A Twitter poll Eco-Business ran yesterday asked if Earth Hour is “an effective environmental campaign”; 73 per cent said ‘no’.

A fundamental problem with Earth Hour is the name itself, say critics. It implies that the planet need only be cared for fleetingly, despite the movement’s call for participants to go “beyond the hour”.

This year, to extend its reach beyond the switch-off, Earth Hour has struck a deal with Facebook to enable users of the social network to create an Earth Hour-themed profile picture.

The idea is to move Earth Hour “from skylines to timelines,” explains Sid Das, the movement’s Singapore-based executive director.

But, Singapore-based journalist Kirsten Han says this too feels like tokenism and the “illusion” of making a difference. “If all it means is that we all charge up our laptops so we can unplug it for an hour and check Facebook in the dark, what’s the point?” she wrote on Facebook yesterday.

“It also gives the illusion that you’ve ‘done something’ to fight climate change and the green movement when that isn’t the case. It would be nice if instead of acting as if sitting in the dark for an hour works, we could talk about more systemic and institutional changes in energy policy and conservation that will make more of a large-scale impact,” she adds.

When Earth Hour was born, according to Andy Ridley, who co-founded the movement and was its chief executive until two years ago, the idea was about taking an issue that was stuck in the sustainability world and pushing it into the mainstream.

Has this been achieved?

Perhaps not. Das tells Eco-Business that the role of the campaign remains to raise awareness of climate change, and the switch-off is still a necessary “first step” in guiding people towards climate action and more sustainable lifestyles.

He adds that there is nothing wrong with making people feel good about themselves in the process. “We’re proud that Earth Hour makes people feel good. The green movement is too often about doom and gloom,” he says.

Would the switch-off ever be replaced with something else? Probably not, says Das. There will always be an issue that can be represented by the switch off, and that doesn’t necessarily have to mean saving electricity, he says.

Earth Hour, he points out, is a “fulcrum” that leads to action, whether that is a petition sent to a legislator or a plastics recycling scheme.

This year, the big Earth Hour-led climate initiatives include campaigns in Spain and the United Kingdom to pressure their governments to stick to their Paris climate commitments, and a project in Australia to provide portable solar-powered lighting to communities in Ethiopia.

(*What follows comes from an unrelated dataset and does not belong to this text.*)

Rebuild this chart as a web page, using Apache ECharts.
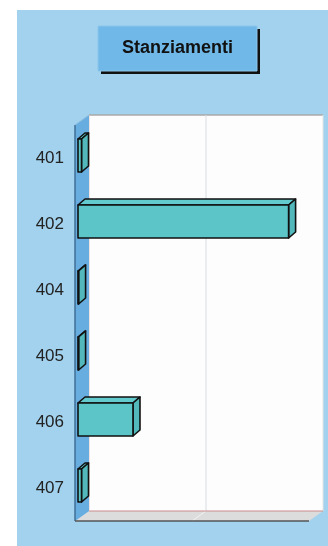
<!DOCTYPE html>
<html>
<head>
<meta charset="utf-8">
<script src="https://cdn.jsdelivr.net/npm/echarts@6/dist/echarts.min.js"></script>
<style>html,body{margin:0;padding:0;background:#fff}#c{width:328px;height:546px}</style>
</head>
<body>
<div id="c"></div>
<script>
const categories = ['401', '402', '404', '405', '406', '407'];
const stanziamenti = [3, 180, 0.5, 0.5, 47, 3];
const gridTicks = [100];
const titleText = 'Stanziamenti';

const DX = 14, DY = 10;      // depth of the back wall
const BX = 3, BY = 2.5;      // bar front face offset
const BDX = 7, BDY = 6;      // bar depth

const chart = echarts.init(document.getElementById('c'), null, {renderer: 'canvas'});

const frameSeries = {
  type: 'custom',
  silent: true,
  clip: false,
  z: 1,
  data: [[0, 0]],
  renderItem: function (params, api) {
    const cs = params.coordSys;
    const x = cs.x, y = cs.y, w = cs.width, h = cs.height;
    const children = [];
    children.push({type: 'rect', shape: {x: x + DX, y: y - DY, width: w, height: h},
      style: {fill: '#fdfdfd', stroke: null}});
    children.push({type: 'line', shape: {x1: x + DX, y1: y - DY, x2: x + w + DX, y2: y - DY},
      style: {stroke: '#a8a8a8', lineWidth: 1.5}});
    children.push({type: 'line', shape: {x1: x + w + DX, y1: y - DY, x2: x + w + DX, y2: y + h - DY},
      style: {stroke: '#e6e6e6', lineWidth: 1}});
    gridTicks.forEach(function (t) {
      const gx = api.coord([t, 0])[0];
      children.push({type: 'line', shape: {x1: gx + DX, y1: y - DY, x2: gx + DX, y2: y + h - DY},
        style: {stroke: '#d8dde2', lineWidth: 1}});
    });
    children.push({type: 'polygon', shape: {points: [[x, y + h], [x + DX, y + h - DY], [x + w + DX, y + h - DY], [x + w, y + h]]},
      style: {fill: '#dcdcdc', stroke: null}});
    gridTicks.forEach(function (t) {
      const gx = api.coord([t, 0])[0];
      children.push({type: 'line', shape: {x1: gx + DX, y1: y + h - DY, x2: gx, y2: y + h},
        style: {stroke: '#f2f2f2', lineWidth: 1}});
    });
    children.push({type: 'line', shape: {x1: x + DX, y1: y + h - DY, x2: x + w + DX, y2: y + h - DY},
      style: {stroke: '#c98a8a', lineWidth: 1}});
    children.push({type: 'line', shape: {x1: x + DX, y1: y - DY, x2: x + DX, y2: y + h - DY},
      style: {stroke: '#e8c8c8', lineWidth: 1}});
    children.push({type: 'polygon', shape: {points: [[x, y], [x + DX, y - DY], [x + DX, y + h - DY], [x, y + h]]},
      style: {fill: '#68addf', stroke: null}});
    children.push({type: 'line', shape: {x1: x, y1: y, x2: x, y2: y + h},
      style: {stroke: '#3f6f96', lineWidth: 1.5}});
    children.push({type: 'line', shape: {x1: x, y1: y, x2: x + DX, y2: y - DY},
      style: {stroke: '#8fbfe0', lineWidth: 1}});
    children.push({type: 'line', shape: {x1: x, y1: y + h, x2: x + w, y2: y + h},
      style: {stroke: '#555', lineWidth: 1.5}});
    return {type: 'group', children: children};
  }
};

const barSeries = {
  type: 'custom',
  name: titleText,
  z: 5,
  clip: false,
  encode: {x: 0, y: 1},
  data: stanziamenti.map(function (v, i) { return [v, i]; }),
  renderItem: function (params, api) {
    const cat = api.value(1);
    const p0 = api.coord([0, cat]);
    const p1 = api.coord([api.value(0), cat]);
    const band = api.size([0, 1])[1];
    const bh = band * 0.5;
    const x0 = p0[0] + BX, x1 = p1[0] + BX;
    const top = p0[1] - BY - bh / 2;
    const bot = top + bh;
    const st = {stroke: '#111', lineWidth: 1.6, lineJoin: 'round'};
    return {type: 'group', children: [
      {type: 'polygon', shape: {points: [[x0, top], [x0 + BDX, top - BDY], [x1 + BDX, top - BDY], [x1, top]]},
        style: Object.assign({fill: '#63cbce'}, st)},
      {type: 'polygon', shape: {points: [[x1, top], [x1 + BDX, top - BDY], [x1 + BDX, bot - BDY], [x1, bot]]},
        style: Object.assign({fill: '#52b8bb'}, st)},
      {type: 'rect', shape: {x: x0, y: top, width: Math.max(x1 - x0, 0), height: bh},
        style: Object.assign({fill: '#5bc5c8'}, st)}
    ]};
  }
};

chart.setOption({
  animation: false,
  backgroundColor: '#ffffff',
  graphic: [
    {type: 'rect', z: -10, shape: {x: 17, y: 10, width: 311, height: 536}, style: {fill: '#a2d2ee'}},
    {type: 'rect', z: 10, shape: {x: 101, y: 29, width: 159, height: 45}, style: {fill: '#111'}},
    {type: 'rect', z: 11, shape: {x: 98, y: 26, width: 159, height: 45}, style: {fill: '#6fb8e8', stroke: '#8ec6ea', lineWidth: 1}},
    {type: 'text', z: 12, x: 177.5, y: 48.5, style: {text: titleText, fill: '#111', font: 'bold 18px "Liberation Sans", Arial, sans-serif', align: 'center', verticalAlign: 'middle'}}
  ],
  grid: {left: 75, right: 19, top: 125, bottom: 25, containLabel: false},
  xAxis: {
    type: 'value', min: 0, max: 200, interval: 100,
    axisLabel: {show: false}, axisLine: {show: false}, axisTick: {show: false}, splitLine: {show: false}
  },
  yAxis: {
    type: 'category', data: categories, inverse: true,
    axisLine: {show: false}, axisTick: {show: false}, splitLine: {show: false},
    axisLabel: {margin: 11, color: '#222', fontSize: 17, fontFamily: '"Liberation Sans", Arial, sans-serif'}
  },
  series: [frameSeries, barSeries]
});
</script>
</body>
</html>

And here lies the beauty of Earth Hour: Perhaps above all else, it is an open source platform that individuals can use as a framework to do their own thing, a springboard for climate action. In this sense, it is more relevant than ever, says Das.

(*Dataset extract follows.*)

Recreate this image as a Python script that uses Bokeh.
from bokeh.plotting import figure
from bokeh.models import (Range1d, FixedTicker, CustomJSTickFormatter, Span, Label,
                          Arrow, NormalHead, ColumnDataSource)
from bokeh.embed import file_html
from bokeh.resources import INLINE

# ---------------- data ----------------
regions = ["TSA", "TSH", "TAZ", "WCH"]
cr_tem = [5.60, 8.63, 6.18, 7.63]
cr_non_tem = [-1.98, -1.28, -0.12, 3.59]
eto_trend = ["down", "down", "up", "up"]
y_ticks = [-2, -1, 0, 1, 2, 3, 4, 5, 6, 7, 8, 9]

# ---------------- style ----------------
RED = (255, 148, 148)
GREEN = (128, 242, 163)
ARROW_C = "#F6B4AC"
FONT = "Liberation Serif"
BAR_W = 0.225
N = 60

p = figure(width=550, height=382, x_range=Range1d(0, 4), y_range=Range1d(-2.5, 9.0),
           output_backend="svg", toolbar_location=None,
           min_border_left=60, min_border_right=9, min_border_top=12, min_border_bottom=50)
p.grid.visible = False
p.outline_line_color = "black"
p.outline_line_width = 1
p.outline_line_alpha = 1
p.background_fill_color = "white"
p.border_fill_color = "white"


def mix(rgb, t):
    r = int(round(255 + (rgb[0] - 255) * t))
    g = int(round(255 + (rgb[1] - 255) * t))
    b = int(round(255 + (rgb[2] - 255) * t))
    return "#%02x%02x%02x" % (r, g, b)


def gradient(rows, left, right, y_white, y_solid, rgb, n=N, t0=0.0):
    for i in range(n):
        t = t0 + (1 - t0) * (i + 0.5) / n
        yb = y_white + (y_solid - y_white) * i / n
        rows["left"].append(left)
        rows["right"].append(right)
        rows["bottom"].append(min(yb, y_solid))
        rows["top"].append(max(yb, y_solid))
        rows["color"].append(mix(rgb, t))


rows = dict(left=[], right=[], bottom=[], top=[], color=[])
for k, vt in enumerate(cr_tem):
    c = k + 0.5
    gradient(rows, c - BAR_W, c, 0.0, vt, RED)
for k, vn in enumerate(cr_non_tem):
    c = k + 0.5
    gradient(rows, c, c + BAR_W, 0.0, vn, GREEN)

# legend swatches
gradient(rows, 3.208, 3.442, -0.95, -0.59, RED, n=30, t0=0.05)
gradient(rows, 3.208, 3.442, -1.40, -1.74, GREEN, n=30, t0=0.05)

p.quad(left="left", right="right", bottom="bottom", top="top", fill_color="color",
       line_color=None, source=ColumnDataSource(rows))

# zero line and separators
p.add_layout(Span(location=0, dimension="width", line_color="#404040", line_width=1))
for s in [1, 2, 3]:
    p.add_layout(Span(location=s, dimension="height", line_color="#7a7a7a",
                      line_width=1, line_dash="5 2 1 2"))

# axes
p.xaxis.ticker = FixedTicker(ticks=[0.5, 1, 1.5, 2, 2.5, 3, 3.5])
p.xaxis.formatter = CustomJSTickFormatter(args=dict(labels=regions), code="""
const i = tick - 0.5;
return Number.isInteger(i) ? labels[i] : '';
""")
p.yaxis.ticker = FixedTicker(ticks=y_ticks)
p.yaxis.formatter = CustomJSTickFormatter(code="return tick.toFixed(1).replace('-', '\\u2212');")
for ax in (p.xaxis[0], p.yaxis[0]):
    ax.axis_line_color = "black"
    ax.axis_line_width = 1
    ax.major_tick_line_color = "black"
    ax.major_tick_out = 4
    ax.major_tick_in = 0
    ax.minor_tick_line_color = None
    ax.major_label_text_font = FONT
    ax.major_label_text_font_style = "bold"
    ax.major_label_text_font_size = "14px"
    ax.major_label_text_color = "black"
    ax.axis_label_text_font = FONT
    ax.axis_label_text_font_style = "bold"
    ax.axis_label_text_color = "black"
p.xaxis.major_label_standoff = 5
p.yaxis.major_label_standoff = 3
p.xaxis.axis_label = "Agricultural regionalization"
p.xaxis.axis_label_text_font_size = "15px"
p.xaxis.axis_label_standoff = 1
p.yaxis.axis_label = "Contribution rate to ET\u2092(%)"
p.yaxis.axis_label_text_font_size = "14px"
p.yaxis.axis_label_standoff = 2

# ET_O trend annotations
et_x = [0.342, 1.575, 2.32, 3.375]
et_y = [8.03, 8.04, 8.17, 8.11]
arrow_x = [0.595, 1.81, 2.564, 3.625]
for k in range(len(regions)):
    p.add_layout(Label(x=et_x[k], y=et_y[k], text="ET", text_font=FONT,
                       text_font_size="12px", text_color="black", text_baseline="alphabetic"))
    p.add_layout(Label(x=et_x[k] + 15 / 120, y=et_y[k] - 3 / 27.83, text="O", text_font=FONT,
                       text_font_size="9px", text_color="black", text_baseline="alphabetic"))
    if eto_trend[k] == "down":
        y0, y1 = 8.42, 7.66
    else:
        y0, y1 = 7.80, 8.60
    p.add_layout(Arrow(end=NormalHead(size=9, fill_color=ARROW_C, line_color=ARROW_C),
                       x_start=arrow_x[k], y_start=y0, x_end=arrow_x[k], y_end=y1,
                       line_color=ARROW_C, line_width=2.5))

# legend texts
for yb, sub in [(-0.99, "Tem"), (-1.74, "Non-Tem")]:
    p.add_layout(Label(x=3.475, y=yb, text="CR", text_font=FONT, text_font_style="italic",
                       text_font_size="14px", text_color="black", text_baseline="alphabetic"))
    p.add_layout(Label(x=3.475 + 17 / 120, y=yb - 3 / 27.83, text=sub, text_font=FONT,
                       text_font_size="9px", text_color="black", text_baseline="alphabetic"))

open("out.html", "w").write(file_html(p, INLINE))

Indeed, the limitations of governments and the private sector in responding to climate change, particularly the switch from fossil fuels to renewables, means that citizen-led movements should not be underestimated, says Assaad Razzouk, ‎Group CEO, Sindicatum Sustainable Resources.

“I am all for Earth Hour and similar grassroots initiatives. This is because the financial markets don’t get that we need to transition to an all-electric world as quickly as possible, and in fact continue to bet big on harmful fossil fuels.”

“Governments meanwhile, while making more efforts to combat climate change, are countered by lobbyists representing fossil fuel interests who are impeding governments’ ability to effect meaningful change fast. We’re therefore hugely dependent on consumer- and citizen-led initiatives to keep governments honest, and to be strident about how companies should go about their business, to force the change required.  

“In that context, Earth Hour matters,” he says.

The big question, however, is how to take it to the next level. Giving people a warm fuzzy feeling once a year is nice, and illuminated skyscrapers going dark makes for great eye-candy in a video.

But we need to make this hour matter more. How about an hour of not using any water, or an hour of not driving the car? 

With an audience of one billion people to talk to, it feels like there is more that Earth Hour could do to make a meaningful impact to fight climate change.